Emma Gilbey Keller has resigned from The Guardian

April 23, 2014
Category: Uncategorized

Several months after her controversial column was removed from its website, Emma Gilbey Keller has formally resigned from The Guardian.

“I haven’t written for The Guardian by my own choice since they took my column down in January before contacting or consulting me,” Keller told Poynter in an email. “I thought long and hard about whether or not to continue working for them and eventually decided to resign, which I formally did last month.”

The Guardian confirmed Keller’s resignation.

Keller was a Guardian contributor since January 2012, hosting its lifestyle series “The Living Hour” among other duties. In January of this year, Keller wrote about the public way Lisa Bonchek Adams, who has Stage 4 breast cancer, was chronicling her experience with the disease over Twitter and on her blog.

Several days later, her husband, former New York Times executive editor and columnist Bill Keller, also wrote a column about Adams. Neither column was particularly sympathetic to Adams – many thought they came off as critical (especially Bill’s, which implied that people with cancer were more heroic if they suffered in stoic silence) – and Adams herself expressed her displeasure with both columns. Emma’s, she said, used quotes that Adams gave months ago as part of what she thought was a private conversation. Adams said she had no idea Keller was planning on writing about her until the column went online. She also said both articles contained inaccuracies; the Times column sported a correction about the number of Adams’ kids.
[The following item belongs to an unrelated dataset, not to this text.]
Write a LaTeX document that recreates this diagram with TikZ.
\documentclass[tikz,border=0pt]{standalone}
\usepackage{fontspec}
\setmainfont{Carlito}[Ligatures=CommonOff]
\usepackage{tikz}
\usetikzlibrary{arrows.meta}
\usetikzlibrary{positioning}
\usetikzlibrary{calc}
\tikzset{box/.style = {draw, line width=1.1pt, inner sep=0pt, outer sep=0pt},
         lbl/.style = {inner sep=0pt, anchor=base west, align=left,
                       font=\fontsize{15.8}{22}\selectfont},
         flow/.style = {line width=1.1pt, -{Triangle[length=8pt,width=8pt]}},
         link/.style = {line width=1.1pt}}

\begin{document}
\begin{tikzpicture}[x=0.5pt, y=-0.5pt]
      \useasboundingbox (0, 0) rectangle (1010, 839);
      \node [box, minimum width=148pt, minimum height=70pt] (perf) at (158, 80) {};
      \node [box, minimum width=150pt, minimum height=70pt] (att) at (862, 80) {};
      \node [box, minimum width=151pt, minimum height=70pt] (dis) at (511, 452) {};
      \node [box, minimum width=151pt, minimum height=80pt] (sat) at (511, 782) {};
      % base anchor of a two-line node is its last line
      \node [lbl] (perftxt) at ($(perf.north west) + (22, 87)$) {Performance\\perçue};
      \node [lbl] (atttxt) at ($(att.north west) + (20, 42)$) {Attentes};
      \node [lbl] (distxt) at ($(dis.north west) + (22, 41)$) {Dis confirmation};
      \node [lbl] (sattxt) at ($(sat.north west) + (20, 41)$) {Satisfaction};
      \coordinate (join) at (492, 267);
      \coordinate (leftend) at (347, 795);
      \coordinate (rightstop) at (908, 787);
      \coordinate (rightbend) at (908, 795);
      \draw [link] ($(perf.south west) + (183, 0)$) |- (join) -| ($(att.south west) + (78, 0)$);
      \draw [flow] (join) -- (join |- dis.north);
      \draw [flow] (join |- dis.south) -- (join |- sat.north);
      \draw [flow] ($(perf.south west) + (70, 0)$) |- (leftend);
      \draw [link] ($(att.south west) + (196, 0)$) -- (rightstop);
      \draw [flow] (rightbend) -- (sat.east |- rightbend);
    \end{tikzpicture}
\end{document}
Emma’s article was soon taken down, and a column from Guardian’s reader’s editor Chris Elliott explained why:

“I don’t think it is wrong to frame a question about how those with incurable illnesses use social media, but the Guardian was wrong in the way it went about it,” he wrote, adding that he would like Adams to have a chance to write a response and did not want to put Keller’s article back up until she did. As Adams was busy going through cancer treatments, he did not think this would be possible “for some time.”

The article has yet to be restored, and Keller has not written for The Guardian since, save a response to Elliott in the comments in which she maintained that “several of the items some readers objected to were inserted by editors without my knowledge or approval” and “there are lines in it that were not even written by me. I saw the final version when everyone else did.” Keller concluded by extending her “deepest sympathy for Lisa Adams condition and I am sincerely sorry that this situation has caused her so much distress.”
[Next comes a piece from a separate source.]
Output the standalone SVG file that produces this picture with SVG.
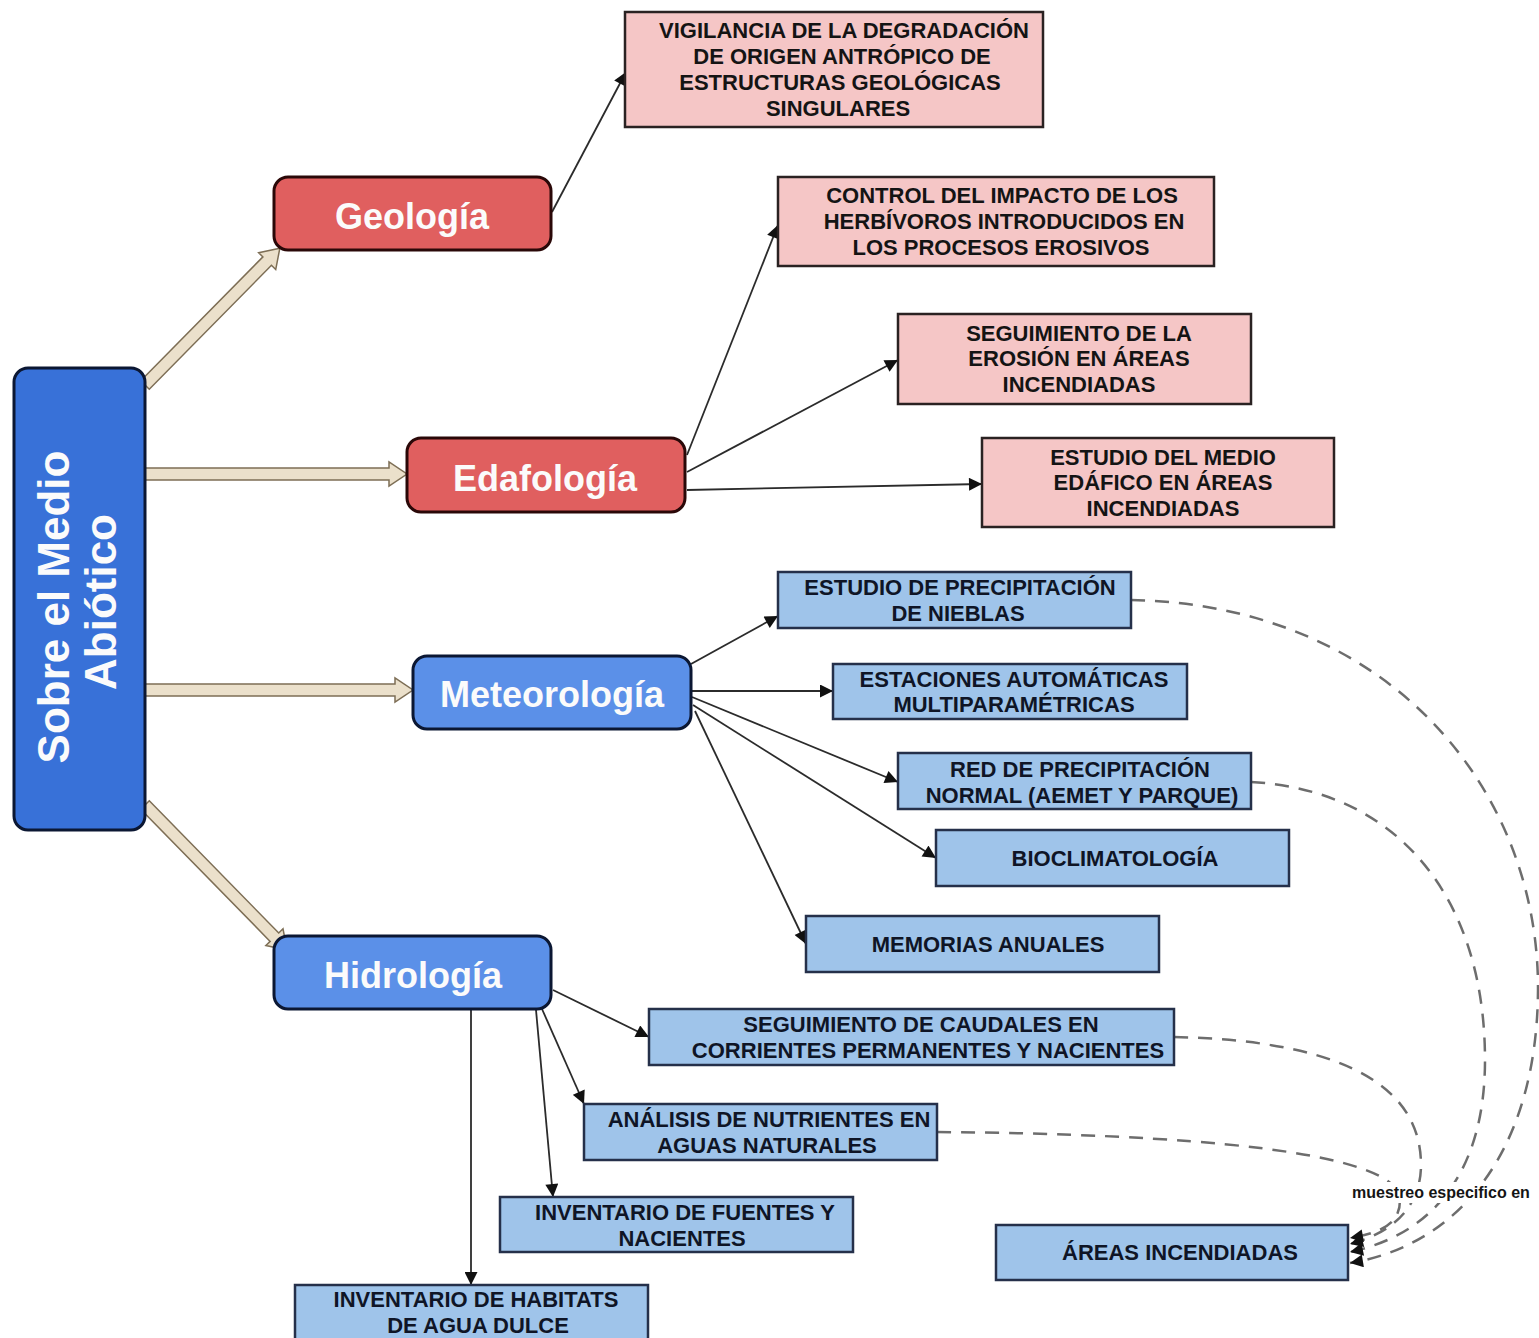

“I am sorry that Emma Keller feels that she was let down by the Guardian,” Elliott writes in an email to Poynter. “From the moment her column was launched Guardian US was aware of the problems, Lisa Bonchek Adams and her supporters let the Guardian know from the outset of their concerns.” He continues:

A senior Guardian US editor liased with her and Emma Keller to discuss the problems. Because the complaints were serious and not resolved it came to me in London. When I looked at it, I acted as I have outlined in my column, clumsily certainly although it is absolutely not true to say that Keller hadn’t been consulted about the problems with the column. I took it down about 6 pm GMT and spoke to her about 20 minutes later – it is my understanding that she was warned about the possible consequence of the column coming down by a US colleague but she says she wasn’t.

These days, Keller says, she’s working on “several reporting and writing projects … in various stages of readiness for publication.” Asked for specifics on where we can expect to see her writing next, Keller responded “everywhere!”

One place we probably won’t be seeing her anytime soon is Twitter. Keller hasn’t tweeted since Jan. 10, when she was in the middle of the backlash against her for the column (much of which took place on Twitter). “I found that I prefer Instagram,” she said.

“I wish The Guardian all the best with their American enterprise,” Keller concluded. “And that’s all I have to say.”